“It does appear to be best practice and, at least in our experience as a Commissioners Court, that to marinate on the interviews over the course of one voting cycle has been beneficial for us,” Country Judge Sarah Eckhardt said during the public portion of the meeting. “Although I know it’s probably agonizing for the candidates.”
The contenders were chosen from a pool of 45 applicants. An oversight group tasked by commissioners to oversee the development of the office interviewed seven candidates and recommended two—Adeola Ogunkeyede and Katie Wozencroft—for further interviews by commissioners.
Ogunkeyede is a lecturer at the University of Virginia law school’s civil rights clinic and the legal director of the Legal Aid Justice Center’s civil rights and racial justice program. She previously was the director of staff development at the Bronx Defenders.
Wozencroft is the training director at the Bronx Defenders and previously served as a clerk to U.S. District Court Judge Eldon Fallon in Louisiana.
The Bronx Defenders is a nonprofit that pioneered the model of holistic defense; it defends 27,000 low-income Bronx residents each year.
The indigent legal services work group—which consisted of defense attorneys, activists, academics and county staff—that was tasked by commissioners to explore paths to create a public defender’s office cited the Bronx Defenders as a model.

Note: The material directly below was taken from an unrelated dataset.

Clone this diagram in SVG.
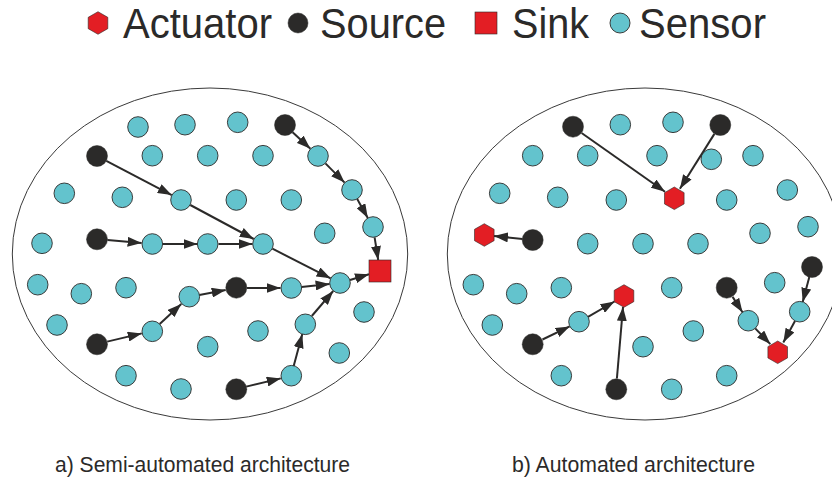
<svg xmlns="http://www.w3.org/2000/svg" xmlns:xlink="http://www.w3.org/1999/xlink" width="832" height="478" viewBox="0 0 832 478">
<style>
.bg{fill:#ffffff}
.field{fill:none;stroke:#3a3a3a;stroke-width:1}
.sensor{fill:#63c3cd;stroke:#2b2a29;stroke-width:0.9}
.source{fill:#2b2a29;stroke:#2b2a29;stroke-width:0.5}
.red{fill:#e31e24;stroke:#2b2a29;stroke-width:0.6}
.lbl{font-family:"Liberation Sans",Arial,sans-serif;fill:#2b2a29}
.leg{font-size:43px}
.cap{font-size:22px}
#links line{stroke:#2b2a29;stroke-width:2;marker-end:url(#ah)}
</style>
<defs>
<marker id="ah" markerUnits="userSpaceOnUse" markerWidth="14" markerHeight="10" refX="14" refY="5" orient="auto">
<path d="M0,0 L14,5 L0,10 z" fill="#2b2a29"/>
</marker>
<polygon id="hex" points="0,-11.3 9.8,-5.65 9.8,5.65 0,11.3 -9.8,5.65 -9.8,-5.65"/>
</defs>
<rect class="bg" x="0" y="0" width="832" height="478"/>

<g id="legend">
<use xlink:href="#hex" href="#hex" class="red" x="98" y="23"/>
<text class="lbl leg" x="123" y="37.5" textLength="149" lengthAdjust="spacingAndGlyphs">Actuator</text>
<circle class="source" cx="298" cy="23" r="10"/>
<text class="lbl leg" x="320" y="37.5" textLength="126" lengthAdjust="spacingAndGlyphs">Source</text>
<rect class="red" x="475" y="12" width="22" height="22"/>
<text class="lbl leg" x="512" y="37.5" textLength="77" lengthAdjust="spacingAndGlyphs">Sink</text>
<circle class="sensor" cx="620" cy="23" r="10"/>
<text class="lbl leg" x="639" y="37.5" textLength="127" lengthAdjust="spacingAndGlyphs">Sensor</text>
</g>

<g id="fieldA"><ellipse class="field" cx="210" cy="254" rx="197.7" ry="166"/></g>
<g id="fieldB"><ellipse class="field" cx="645" cy="254" rx="197.7" ry="166"/></g>

<g id="links">
<line x1="292.6" y1="132.2" x2="310.4" y2="148.8"/>
<line x1="325.4" y1="163.4" x2="344.6" y2="182.6"/>
<line x1="357.2" y1="199.1" x2="367.8" y2="217.9"/>
<line x1="374.6" y1="237.4" x2="378.2" y2="260"/>
<line x1="106.3" y1="160.9" x2="171.7" y2="195.1"/>
<line x1="190.3" y1="205" x2="253.7" y2="239"/>
<line x1="272.4" y1="248.7" x2="330.6" y2="278.3"/>
<line x1="107.5" y1="240" x2="141.6" y2="243.1"/>
<line x1="162.5" y1="244" x2="197.5" y2="244"/>
<line x1="218.5" y1="244" x2="252.5" y2="244"/>
<line x1="350" y1="280" x2="369" y2="274.3"/>
<line x1="246.8" y1="288" x2="280.5" y2="288"/>
<line x1="301.4" y1="286.9" x2="329.6" y2="284.1"/>
<line x1="199.3" y1="295" x2="225.7" y2="290"/>
<line x1="159.7" y1="324" x2="181.3" y2="304"/>
<line x1="107.2" y1="341.6" x2="141.8" y2="333.4"/>
<line x1="246.2" y1="386.6" x2="280.8" y2="378.4"/>
<line x1="293.7" y1="366" x2="302.3" y2="334.1"/>
<line x1="311.8" y1="316" x2="333.2" y2="291"/>

<line x1="581.6" y1="133" x2="665" y2="191.7"/>
<line x1="714.4" y1="133.9" x2="679.9" y2="188.7"/>
<line x1="522.6" y1="238.9" x2="494" y2="236"/>
<line x1="542.5" y1="339.5" x2="569.7" y2="326.4"/>
<line x1="588" y1="316.8" x2="614.5" y2="301.5"/>
<line x1="616.9" y1="378.5" x2="623" y2="307"/>
<line x1="732.6" y1="296.9" x2="742.5" y2="312.3"/>
<line x1="755.2" y1="328.4" x2="770.3" y2="344.1"/>
<line x1="809.3" y1="277.1" x2="802.7" y2="301.9"/>
<line x1="795" y1="321" x2="783.3" y2="342.4"/>
</g>

<g id="nodesA">
<circle class="sensor" cx="138" cy="127" r="10.3"/>
<circle class="sensor" cx="185" cy="124.7" r="10.3"/>
<circle class="sensor" cx="237.7" cy="122.3" r="10.3"/>
<circle class="source" cx="285" cy="125" r="10.5"/>
<circle class="source" cx="97" cy="156" r="10.5"/>
<circle class="sensor" cx="152.3" cy="155.7" r="10.3"/>
<circle class="sensor" cx="207.7" cy="155.7" r="10.3"/>
<circle class="sensor" cx="263" cy="155.7" r="10.3"/>
<circle class="sensor" cx="318" cy="156" r="10.3"/>
<circle class="sensor" cx="64.3" cy="193.3" r="10.3"/>
<circle class="sensor" cx="122.3" cy="197.3" r="10.3"/>
<circle class="sensor" cx="181" cy="200" r="10.3"/>
<circle class="sensor" cx="236.3" cy="200" r="10.3"/>
<circle class="sensor" cx="291.3" cy="200" r="10.3"/>
<circle class="sensor" cx="352" cy="190" r="10.3"/>
<circle class="sensor" cx="42" cy="243.3" r="10.3"/>
<circle class="source" cx="97" cy="239.3" r="10.5"/>
<circle class="sensor" cx="152.3" cy="244" r="10.3"/>
<circle class="sensor" cx="207.7" cy="244" r="10.3"/>
<circle class="sensor" cx="263" cy="244" r="10.3"/>
<circle class="sensor" cx="324.7" cy="233.3" r="10.3"/>
<circle class="sensor" cx="373" cy="227" r="10.3"/>
<rect class="red" x="369" y="260" width="22" height="22"/>
<circle class="sensor" cx="37.7" cy="284.7" r="10.3"/>
<circle class="sensor" cx="81.3" cy="293.7" r="10.3"/>
<circle class="sensor" cx="126" cy="287.7" r="10.3"/>
<circle class="sensor" cx="189.3" cy="296.7" r="10.3"/>
<circle class="source" cx="236.3" cy="287.7" r="10.5"/>
<circle class="sensor" cx="291.3" cy="288" r="10.3"/>
<circle class="sensor" cx="340" cy="283" r="10.3"/>
<circle class="sensor" cx="57" cy="325" r="10.3"/>
<circle class="sensor" cx="152.3" cy="331.3" r="10.3"/>
<circle class="source" cx="97" cy="344.3" r="10.5"/>
<circle class="sensor" cx="207.7" cy="346.7" r="10.3"/>
<circle class="sensor" cx="258" cy="331" r="10.3"/>
<circle class="sensor" cx="305.3" cy="324.3" r="10.3"/>
<circle class="sensor" cx="364" cy="312" r="10.3"/>
<circle class="sensor" cx="339.3" cy="353" r="10.3"/>
<circle class="sensor" cx="126" cy="375.7" r="10.3"/>
<circle class="sensor" cx="181" cy="389" r="10.3"/>
<circle class="source" cx="236.3" cy="389.3" r="10.5"/>
<circle class="sensor" cx="291.3" cy="375.7" r="10.3"/>
</g>

<g id="nodesB">
<circle class="source" cx="573" cy="126.7" r="10.5"/>
<circle class="sensor" cx="620.3" cy="124.7" r="10.3"/>
<circle class="sensor" cx="673" cy="122.3" r="10.3"/>
<circle class="source" cx="720.3" cy="125" r="10.5"/>
<circle class="sensor" cx="532.7" cy="155.7" r="10.3"/>
<circle class="sensor" cx="587.7" cy="155.7" r="10.3"/>
<circle class="sensor" cx="657" cy="155.7" r="10.3"/>
<circle class="sensor" cx="711.3" cy="159.3" r="10.3"/>
<circle class="sensor" cx="753" cy="155.7" r="10.3"/>
<circle class="sensor" cx="499.7" cy="193.3" r="10.3"/>
<circle class="sensor" cx="557.7" cy="197.3" r="10.3"/>
<circle class="sensor" cx="616.3" cy="200" r="10.3"/>
<use xlink:href="#hex" href="#hex" class="red" x="674.3" y="198.3"/>
<circle class="sensor" cx="726.7" cy="200" r="10.3"/>
<circle class="sensor" cx="787.3" cy="190" r="10.3"/>
<use xlink:href="#hex" href="#hex" class="red" x="484.3" y="235"/>
<circle class="source" cx="532.7" cy="240" r="10.5"/>
<circle class="sensor" cx="587.7" cy="243.7" r="10.3"/>
<circle class="sensor" cx="643" cy="243.7" r="10.3"/>
<circle class="sensor" cx="698" cy="243.7" r="10.3"/>
<circle class="sensor" cx="760" cy="233.3" r="10.3"/>
<circle class="sensor" cx="808" cy="226.7" r="10.3"/>
<circle class="source" cx="812" cy="267" r="10.5"/>
<circle class="sensor" cx="473.3" cy="284.7" r="10.3"/>
<circle class="sensor" cx="516.7" cy="293.7" r="10.3"/>
<circle class="sensor" cx="561.3" cy="287.7" r="10.3"/>
<use xlink:href="#hex" href="#hex" class="red" x="624" y="296"/>
<circle class="sensor" cx="671.7" cy="287.7" r="10.3"/>
<circle class="source" cx="726.7" cy="287.7" r="10.5"/>
<circle class="sensor" cx="774.7" cy="282.7" r="10.3"/>
<circle class="sensor" cx="492.3" cy="325" r="10.3"/>
<circle class="sensor" cx="579" cy="321.7" r="10.3"/>
<circle class="source" cx="532.7" cy="344.3" r="10.5"/>
<circle class="sensor" cx="643" cy="346.7" r="10.3"/>
<circle class="sensor" cx="693.3" cy="331" r="10.3"/>
<circle class="sensor" cx="748.3" cy="320.7" r="10.3"/>
<circle class="sensor" cx="799.7" cy="311.7" r="10.3"/>
<use xlink:href="#hex" href="#hex" class="red" x="777.7" y="352.3"/>
<circle class="sensor" cx="561.3" cy="375.7" r="10.3"/>
<circle class="source" cx="616.3" cy="389.3" r="10.5"/>
<circle class="sensor" cx="671.7" cy="389.3" r="10.3"/>
<circle class="sensor" cx="726.7" cy="375.7" r="10.3"/>
</g>

<g id="captions">
<text class="lbl cap" x="55" y="472" textLength="295" lengthAdjust="spacingAndGlyphs">a) Semi-automated architecture</text>
<text class="lbl cap" x="512" y="472" textLength="243" lengthAdjust="spacingAndGlyphs">b) Automated architecture</text>
</g>
</svg>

Indigent defendants are those who qualify for appointed counsel because they cannot afford to hire an attorney. The threshold is around $15,600 in annual income for an individual.
With grant funding from the Texas Indigent Defense Commission, a state agency, Travis County is on track to have a fully staffed public defender’s office handling 30% of indigent cases by 2024.
The office will begin taking its first cases this fall.
The remainder of cases will continue to be handled by attorneys paid a flat fee by the county to represent indigent defendants.